Old Rule = They took the funded status and then re-adjusted it by the amortization of prior serivce costs, actuarial gains/losses etc. that went through the calculation of PBO earlier - so they were basically removing items already included New Rule = Show Funded Status on balance sheet = no adjustments to be made… FV of Plan Assets - PBO is what goes on the balance sheet …period
Then generally speaking, liabilities are going to be larger under the new rule because you are no longer making those adjustments.
so the funded status under old rule was = FMV - adj. PBO New rule = FMV - PBO IFSR is still under old rule correct?
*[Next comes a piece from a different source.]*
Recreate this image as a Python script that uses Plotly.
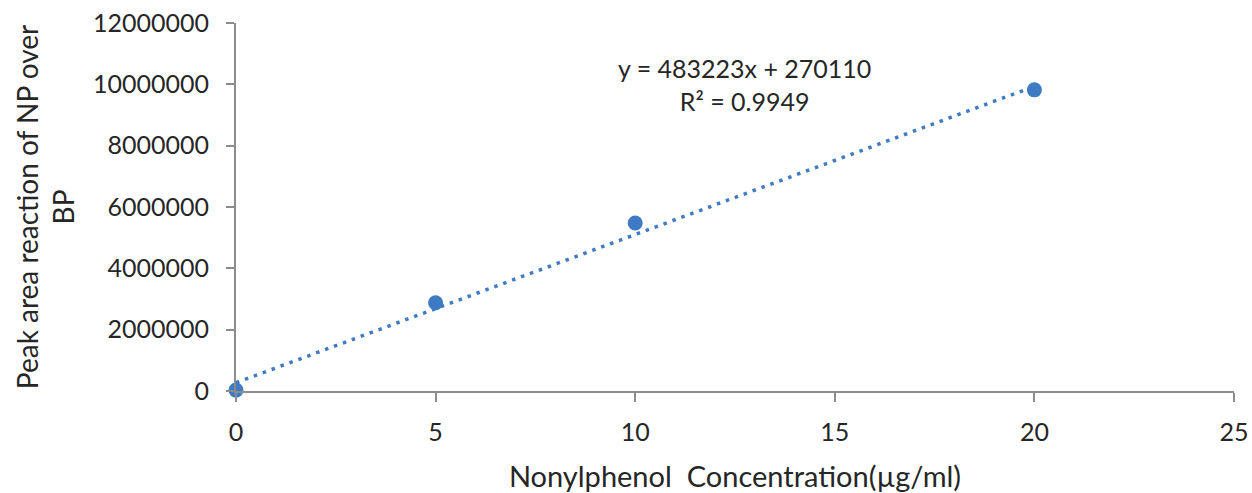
import plotly.graph_objects as go

concentration = [0, 5, 10, 20]
peak_ratio = [30000, 2880000, 5480000, 9820000]
slope = 483223
intercept = 270110
r_squared = 0.9949
x_ticks = [0, 5, 10, 15, 20, 25]
y_ticks = [0, 2000000, 4000000, 6000000, 8000000, 10000000, 12000000]

blue = "#3F7BC4"
axis_grey = "#8C8C8C"
txt = "#262626"
font_family = "Lato, 'Open Sans', sans-serif"

trend_x = [concentration[0], concentration[-1]]
trend_y = [slope * v + intercept for v in trend_x]

fig = go.Figure()
fig.add_trace(go.Scatter(x=trend_x, y=trend_y, mode="lines",
                         line=dict(color=blue, width=3.5, dash="3.5px,6px"),
                         showlegend=False, hoverinfo="skip"))
fig.add_trace(go.Scatter(x=concentration, y=peak_ratio, mode="markers",
                         marker=dict(color=blue, size=15),
                         showlegend=False, cliponaxis=False))

fig.add_annotation(x=12.75, y=10000000, xref="x", yref="y",
                   text=f"y = {slope}x + {intercept}<br>R² = {r_squared}",
                   showarrow=False, align="center",
                   font=dict(family=font_family, size=25, color=txt))

fig.update_xaxes(range=[0, 25], tickvals=x_ticks, ticktext=[str(v) for v in x_ticks],
                 automargin=False, ticklabeloverflow="allow",
                 showgrid=False, zeroline=False, showline=True, linecolor=axis_grey,
                 linewidth=2, ticks="outside", ticklen=9, tickcolor=axis_grey, tickwidth=2,
                 ticklabelstandoff=9,
                 tickfont=dict(family=font_family, size=25, color=txt),
                 title=dict(text="Nonylphenol\u00a0 Concentration(µg/ml)", standoff=24,
                            font=dict(family=font_family, size=29, color=txt)))
fig.update_yaxes(range=[0, 12000000], tickvals=y_ticks, ticktext=[str(v) for v in y_ticks],
                 automargin=False, ticklabeloverflow="allow",
                 showgrid=False, zeroline=False, showline=True, linecolor=axis_grey,
                 linewidth=2, ticks="outside", ticklen=8, tickcolor=axis_grey, tickwidth=2,
                 ticklabelstandoff=12,
                 tickfont=dict(family=font_family, size=25, color=txt),
                 title=dict(text="Peak area reaction of NP over<br>BP", standoff=10,
                            font=dict(family=font_family, size=28, color=txt)))

fig.update_layout(width=1252, height=493, margin=dict(l=236, r=18, t=23, b=102),
                  paper_bgcolor="white", plot_bgcolor="white")

fig.write_html("out.html", config={"displayModeBar": False},
               post_script="document.body.style.margin='0';document.body.style.overflow='hidden';")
it depends…on whether the adjustment you are making have a net positive or negative effect…your gains could be larger than your losses - or the other way around…there isn’t a rule to it… you’d have to go with the numbers in the particular question
what’s important is that the new rule reflects economic situation on the BS but not IS. The old rule doesn’t reflect economic situation in either BS or IS.
^^ good point
Because Pension Expense is still adjusted for various items right? Pension Expense = Int + Ser. Cost - Expected Return on Plan Assets ± Amort. or various items… Correct??
chadtap Wrote: ------------------------------------------------------- > Because Pension Expense is still adjusted for > various items right? > > Pension Expense = Int + Ser. Cost - Expected > Return on Plan Assets ± Amort. or various > items… > > Correct?? thats correct.